*Raw data*:
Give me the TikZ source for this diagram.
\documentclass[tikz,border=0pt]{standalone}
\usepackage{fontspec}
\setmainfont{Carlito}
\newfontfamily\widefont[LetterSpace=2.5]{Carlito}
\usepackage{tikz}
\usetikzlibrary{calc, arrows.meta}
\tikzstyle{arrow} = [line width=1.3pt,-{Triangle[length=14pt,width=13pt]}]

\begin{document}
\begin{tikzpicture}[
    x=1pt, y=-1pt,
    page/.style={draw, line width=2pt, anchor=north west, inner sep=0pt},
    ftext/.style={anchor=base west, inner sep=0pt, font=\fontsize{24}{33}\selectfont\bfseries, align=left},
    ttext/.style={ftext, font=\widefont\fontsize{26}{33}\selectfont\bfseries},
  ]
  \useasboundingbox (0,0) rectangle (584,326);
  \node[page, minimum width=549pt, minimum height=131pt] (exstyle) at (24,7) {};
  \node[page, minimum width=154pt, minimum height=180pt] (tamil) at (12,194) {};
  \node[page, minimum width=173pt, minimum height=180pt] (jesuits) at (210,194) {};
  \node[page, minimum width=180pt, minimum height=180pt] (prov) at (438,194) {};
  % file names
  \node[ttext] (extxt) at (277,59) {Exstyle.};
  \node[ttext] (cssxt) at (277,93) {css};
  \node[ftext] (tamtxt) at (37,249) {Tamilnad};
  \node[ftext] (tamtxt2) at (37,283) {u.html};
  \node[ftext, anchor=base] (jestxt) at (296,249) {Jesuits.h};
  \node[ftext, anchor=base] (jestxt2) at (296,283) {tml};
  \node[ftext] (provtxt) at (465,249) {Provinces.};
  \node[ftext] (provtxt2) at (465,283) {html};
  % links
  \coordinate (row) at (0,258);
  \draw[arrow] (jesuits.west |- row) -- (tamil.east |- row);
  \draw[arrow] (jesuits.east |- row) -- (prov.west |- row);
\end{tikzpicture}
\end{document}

*The task*: Please output the complete data exactly.

*Response to this exercise*:
Give me the TikZ source for this diagram.
\documentclass[tikz,border=0pt]{standalone}
\usepackage{fontspec}
\setmainfont{Carlito}
\newfontfamily\widefont[LetterSpace=2.5]{Carlito}
\usepackage{tikz}
\usetikzlibrary{calc, arrows.meta}
\tikzstyle{arrow} = [line width=1.3pt,-{Triangle[length=14pt,width=13pt]}]

\begin{document}
\begin{tikzpicture}[
    x=1pt, y=-1pt,
    page/.style={draw, line width=2pt, anchor=north west, inner sep=0pt},
    ftext/.style={anchor=base west, inner sep=0pt, font=\fontsize{24}{33}\selectfont\bfseries, align=left},
    ttext/.style={ftext, font=\widefont\fontsize{26}{33}\selectfont\bfseries},
  ]
  \useasboundingbox (0,0) rectangle (584,326);
  \node[page, minimum width=549pt, minimum height=131pt] (exstyle) at (24,7) {};
  \node[page, minimum width=154pt, minimum height=180pt] (tamil) at (12,194) {};
  \node[page, minimum width=173pt, minimum height=180pt] (jesuits) at (210,194) {};
  \node[page, minimum width=180pt, minimum height=180pt] (prov) at (438,194) {};
  % file names
  \node[ttext] (extxt) at (277,59) {Exstyle.};
  \node[ttext] (cssxt) at (277,93) {css};
  \node[ftext] (tamtxt) at (37,249) {Tamilnad};
  \node[ftext] (tamtxt2) at (37,283) {u.html};
  \node[ftext, anchor=base] (jestxt) at (296,249) {Jesuits.h};
  \node[ftext, anchor=base] (jestxt2) at (296,283) {tml};
  \node[ftext] (provtxt) at (465,249) {Provinces.};
  \node[ftext] (provtxt2) at (465,283) {html};
  % links
  \coordinate (row) at (0,258);
  \draw[arrow] (jesuits.west |- row) -- (tamil.east |- row);
  \draw[arrow] (jesuits.east |- row) -- (prov.west |- row);
\end{tikzpicture}
\end{document}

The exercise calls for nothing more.